Я считаю, что не нужно переживать об упущенных возможностях, пока тебе не 90 лет. Зачем? Это лишние мысли.
— Зачем решили получать высшее образование? И почему культурология?
— Ну, получить высшее образование — это ведь пунктик у всех в голове. Если ты хороший человек, у тебя должно быть высшее образование, как говорил мой дедушка. Я пришёл из армии, отдохнул год, а потом встал вопрос с поступлением. Стал изучать варианты, интересовали, конечно, гуманитарные науки. Потому что я ни разу не технарь. В гуманитарной сфере же интересовало направление, связанное с культурой и искусством. Отсёк лишнее и понял, что подходит только культурология. Поэтому о выборе не жалею ни разу. Всем советую нашу кафедру.
— Уже выбрали специализацию?
— К моей радости, нам разрешено изучать современное искусство. Меня интересует кинематограф и видеоигры. Что огорчает — в таких дисциплинах как «история культуры» и «история искусств» нет ни слова о музыке. Я-то всё это в колледже проходил, а другие студенты упускают очень важные пласты. В кино и видеоиграх я изучаю три жанра: антиутопии, постапокалипсис и ужасы, потому что они насыщены архетипическими символами и образами.
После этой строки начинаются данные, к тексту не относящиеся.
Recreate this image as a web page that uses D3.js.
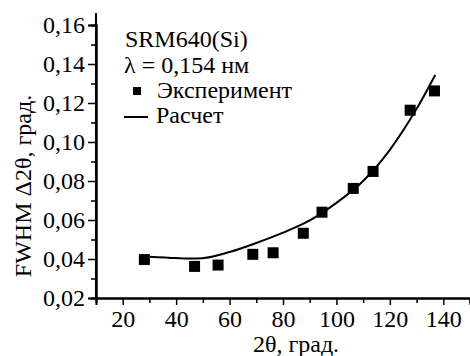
<!DOCTYPE html>
<html><head><meta charset="utf-8">
<script src="https://cdn.jsdelivr.net/npm/d3@7"></script>
<style>body{margin:0;background:#fff;font-family:'Times New Roman',serif}</style>
</head><body><svg id="c" width="470" height="356"></svg>
<script>
const expX = [28.1, 46.9, 55.7, 68.7, 76.3, 87.6, 94.6, 106.3, 113.7, 127.6, 136.7];
const expY = [0.0397, 0.0362, 0.0369, 0.0424, 0.0432, 0.0532, 0.0640, 0.0762, 0.0849, 0.1163, 0.1262];
const calcX = [30, 40, 48, 60, 70, 80, 90, 100, 110, 120, 130, 137];
const calcY = [0.0412, 0.0405, 0.0402, 0.0436, 0.0482, 0.0535, 0.0598, 0.0688, 0.0800, 0.0960, 0.1170, 0.1344];
const xTicks = [20, 40, 60, 80, 100, 120, 140];
const yTicks = [0.02, 0.04, 0.06, 0.08, 0.10, 0.12, 0.14, 0.16];
const legendLines = ["SRM640(Si)", "λ = 0,154 нм", "Эксперимент", "Расчет"];

const FS = 24, FF = "Times New Roman";
const svg = d3.select("#c");
const x = d3.scaleLinear().domain([10, 150]).range([96, 470]);
const y = d3.scaleLinear().domain([0.02, 0.16]).range([298, 25]);
const fmt = d => d3.format(".2f")(d).replace(".", ",");

const xAxis = d3.axisBottom(x).tickValues(xTicks).tickSize(7).tickPadding(5).tickFormat(d3.format("d"));
const xMinor = d3.axisBottom(x).tickValues(d3.range(30, 151, 20)).tickSize(5).tickFormat("");
const yAxis = d3.axisLeft(y).tickValues(yTicks).tickSize(8).tickPadding(3).tickFormat(fmt);
const yMinor = d3.axisLeft(y).tickValues(d3.range(0.03, 0.161, 0.02)).tickSize(5).tickFormat("");

function style(g){
  g.attr("font-family", FF).attr("font-size", FS);
  g.selectAll("path.domain").attr("stroke","#000").attr("stroke-width",2);
  g.selectAll(".tick line").attr("stroke","#000").attr("stroke-width",1.5);
  g.selectAll("text").attr("font-size",FS).attr("font-family",FF).attr("fill","#000");
}
svg.append("g").attr("transform","translate(0,298)").call(xMinor).call(style);
svg.append("g").attr("transform","translate(0,298)").call(xAxis).call(style);
svg.append("g").attr("transform","translate(96,0)").call(yMinor).call(style);
svg.append("g").attr("transform","translate(96,0)").call(yAxis).call(style);
svg.append("line").attr("x1",96).attr("x2",96).attr("y1",13).attr("y2",298).attr("stroke","#000").attr("stroke-width",2);

function txt(xp, yp, s, anchor){
  return svg.append("text").attr("x",xp).attr("y",yp).attr("font-size",FS).attr("font-family",FF)
    .attr("fill","#000").attr("text-anchor",anchor||"start").text(s);
}
txt(296, 352, "2θ, град.", "middle");
svg.append("text").attr("transform","translate(31,186) rotate(-90)").attr("text-anchor","middle")
  .attr("font-size",FS).attr("font-family",FF).attr("fill","#000").text("FWHM Δ2θ, град.");

const line = d3.line().x(d=>x(d[0])).y(d=>y(d[1])).curve(d3.curveMonotoneX);
svg.append("path").datum(calcX.map((v,i)=>[v,calcY[i]])).attr("d",line)
  .attr("fill","none").attr("stroke","#000").attr("stroke-width",2);

const s = 11;
svg.selectAll("rect.pt").data(expX.map((v,i)=>[v,expY[i]])).enter().append("rect")
  .attr("class","pt").attr("x",d=>x(d[0])-s/2).attr("y",d=>y(d[1])-s/2)
  .attr("width",s).attr("height",s).attr("fill","#000");

txt(125, 47, legendLines[0]);
txt(124, 73, legendLines[1]);
svg.append("rect").attr("x",133).attr("y",87).attr("width",8).attr("height",8).attr("fill","#000");
txt(157, 98, legendLines[2]);
svg.append("line").attr("x1",124).attr("x2",148).attr("y1",117).attr("y2",117).attr("stroke","#000").attr("stroke-width",2);
txt(156, 123, legendLines[3]);
</script></body></html>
В последнее время мне нравится писать научные статьи. Это ведь тоже создание нового — такое производство смыслов.
— В гуманитарной сфере давно идёт дискуссия — считать ли видеоигры искусством наравне с литературой и кинематографом? Что думаете?
— Конечно, считать. Ведь это развитие человеческой культуры. Я сейчас как раз пишу работу об этом. Игры — это новое кино. Если взять серии «Метро» или Wolfenstein, то там процентное соотношение кинематографических сцен и игрового действия — 30 на 70 или даже 40 на 60. Раньше у создателей игр не было технической возможности насытить игры роликами. Теперь она есть. Поэтому современному геймеру недостаточно просто игрового процесса — ему нужна глубина, проработанный сценарий и персонажи, к которым он привяжется, которым будет сопереживать.